Author: Nick Bovell | Category: News

Commentary from BNZ on the Reserve Bank of New Zealand.

  • low and falling inflation is not seen as sufficient to cut rates as (a) it's seen as transitory and (b) the economy simply does not need any more stimulus at this juncture.
  • RBNZ has slashed its short term inflation forecasts, forecasting annual inflation to now slump to 0.7% by March 2018. This reflects a combination of the lower starting point for inflation, a higher NZD and fallen petrol prices. This might have been an excuse to cut rates in the past but this was never going to be the case this time around as the RBNZ maintained its focus on the medium term outlook for prices. Ironically, the current forecasts have annual inflation returning to the mid-point of the band a quarter earlier than previously in March 2019.
  • If the expected drop in inflation was to feed through into lower inflation expectations and lower wage growth then the Bank might respond but this would be a while down the track.
  • For those in the dovish camp looking for the possibility of rate cuts, the RBNZ's alternative scenario where domestic demand proves weaker than forecast might offer some solace. According to the Bank, a modest weakening in private consumption and residential investment (relative to its forecast) would result in a substantially lower cash  rate. We think it's highly likely that both private consumption and residential construction disappoint the Bank. We are less sure that this disappointment will result in lower inflation than the Bank is forecasting but, given its clear focus on domestic demand, we will be watching developments on this front very closely.
  • The flipside scenario for the RBNZ is that global inflation proves higher than anticipated. We think this too is plausible but less likely than the weaker growth scenario. Where there may be some extra inflationary pressure, however, is via the currency. The RBNZ clearly put its forecasts to bed when the NZD was flying at its highest. It has since fallen to the extent that the current TWI of 77.8 is now slightly below the levels the RBNZ had built into its forecast track.
  • We had said, going into this statement, that we were keen to formally push out our forecast for the first RBNZ rate hike but would wait to see if the RBNZ blind-sided us with this MPS. It didn't, so we will nudge our call back from May to August 2018 - still well ahead of the RBNZ's expectation but not substantively different to market. The market is looking for a September move but that, almost certainly, won't happen as the RBNZ prefers to go at MPSs. That means August or November. September pricing will simply be markets having a bob each way.

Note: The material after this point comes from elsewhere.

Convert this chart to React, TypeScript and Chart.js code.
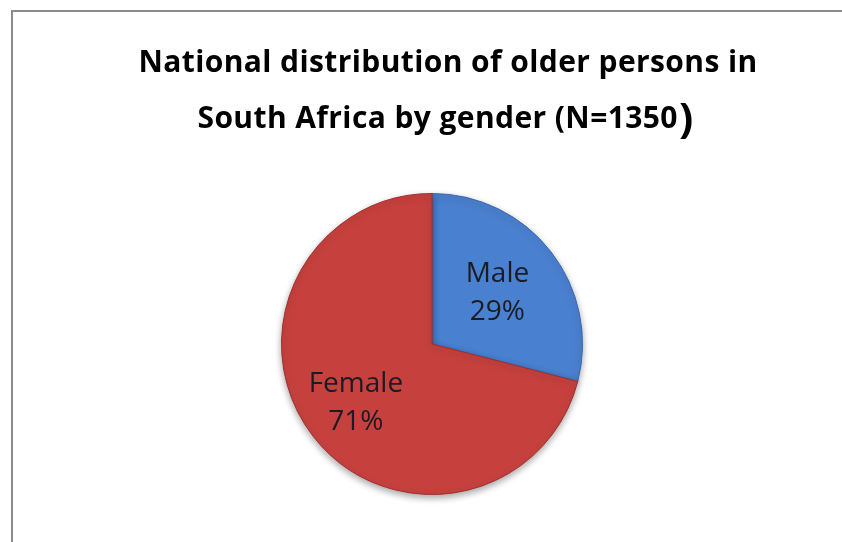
import React, { useEffect, useRef } from "react";
import { Chart, registerables } from "chart.js";

Chart.register(...registerables);

const titleLine1 = "National distribution of older persons in";
const titleLine2 = "South Africa by gender (N=1350";
const titleLine2End = ")";
const categories = ["Male", "Female"];
const percentages = [29, 71];
const sliceColors = ["#4a80d0", "#c6413e"];
const sliceEdgeColors = ["#3a68ad", "#9e2f2d"];
const labelRadiusFractions = [0.55, 0.64];

const TITLE_FONT = "bold 30px 'Open Sans'";
const TITLE_PAREN_FONT = "bold 42px 'Open Sans'";

const titlePlugin = {
  id: "customTitle",
  afterDraw(chart: any) {
    const ctx = chart.ctx;
    const cx = 448;
    ctx.save();
    ctx.fillStyle = "#000000";
    ctx.textBaseline = "alphabetic";
    ctx.textAlign = "left";
    (ctx as any).letterSpacing = "0.4px";
    ctx.font = TITLE_FONT;
    const w1 = ctx.measureText(titleLine1).width;
    ctx.fillText(titleLine1, cx - w1 / 2, 72);
    const w2 = ctx.measureText(titleLine2).width;
    ctx.font = TITLE_PAREN_FONT;
    const wp = ctx.measureText(titleLine2End).width;
    const x2 = cx - (w2 + wp) / 2 - 3;
    ctx.font = TITLE_FONT;
    ctx.fillText(titleLine2, x2, 128);
    ctx.font = TITLE_PAREN_FONT;
    ctx.fillText(titleLine2End, x2 + w2 + 1, 133);
    ctx.restore();
  },
};

const shadowPlugin = {
  id: "pieShadow",
  beforeDatasetDraw(chart: any) {
    const ctx = chart.ctx;
    ctx.save();
    ctx.shadowColor = "rgba(0,0,0,0.35)";
    ctx.shadowBlur = 7;
    ctx.shadowOffsetX = 0;
    ctx.shadowOffsetY = 3;
  },
  afterDatasetDraw(chart: any) {
    chart.ctx.restore();
  },
};

const sliceLabelPlugin = {
  id: "sliceLabels",
  afterDatasetsDraw(chart: any) {
    const ctx = chart.ctx;
    const meta = chart.getDatasetMeta(0);
    const values = chart.data.datasets[0].data as number[];
    const total = values.reduce((a, b) => a + b, 0);
    meta.data.forEach((arc: any, i: number) => {
      const p = arc.getProps(["x", "y", "startAngle", "endAngle", "outerRadius"], true);
      const mid = (p.startAngle + p.endAngle) / 2;
      const r = p.outerRadius * labelRadiusFractions[i];
      const x = p.x + Math.cos(mid) * r;
      const y = p.y + Math.sin(mid) * r;
      const pct = Math.round((values[i] / total) * 100) + "%";
      ctx.save();
      ctx.fillStyle = "#1b1b24";
      ctx.font = "28px 'Open Sans'";
      ctx.textAlign = "center";
      ctx.textBaseline = "middle";
      ctx.fillText(String(chart.data.labels[i]), x, y - 19);
      ctx.fillText(pct, x, y + 19);
      ctx.restore();
    });
  },
};

export default function App() {
  const ref = useRef<HTMLCanvasElement>(null);
  useEffect(() => {
    if (!ref.current) return;
    const chart = new Chart(ref.current, {
      type: "pie",
      data: {
        labels: categories,
        datasets: [
          {
            data: percentages,
            backgroundColor: sliceColors,
            borderColor: sliceEdgeColors,
            borderWidth: 1,
          },
        ],
      },
      options: {
        responsive: false,
        animation: false,
        layout: { padding: { left: 22, right: 0, top: 193, bottom: 47 } },
        plugins: {
          legend: { display: false },
          tooltip: { enabled: false },
          title: { display: false },
        },
      },
      plugins: [shadowPlugin, sliceLabelPlugin, titlePlugin],
    });
    return () => chart.destroy();
  }, []);
  return (
    <div>
      <div
        style={{
          position: "absolute",
          left: 11,
          top: 10,
          width: 842,
          height: 542,
          borderLeft: "2px solid #8a8a8a",
          borderTop: "2px solid #8a8a8a",
        }}
      />
      <canvas
        ref={ref}
        width={842}
        height={542}
        style={{ position: "absolute", left: 0, top: 0, width: 842, height: 542 }}
      />
    </div>
  );
}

  • Overall then, the statement was very much a nonstatement. At the margin, perhaps more interesting, at least to us, was Governor Wheeler's acknowledgement in his press conference that weak inflation is very much being driven by structural factors. That is a view that we have been running for some time. And if this is the case then one must again question the need for central banks to fight against something that is neither controllable by domestic monetary policy nor, at its core, a worrisome economic development. But that's a debate for another time.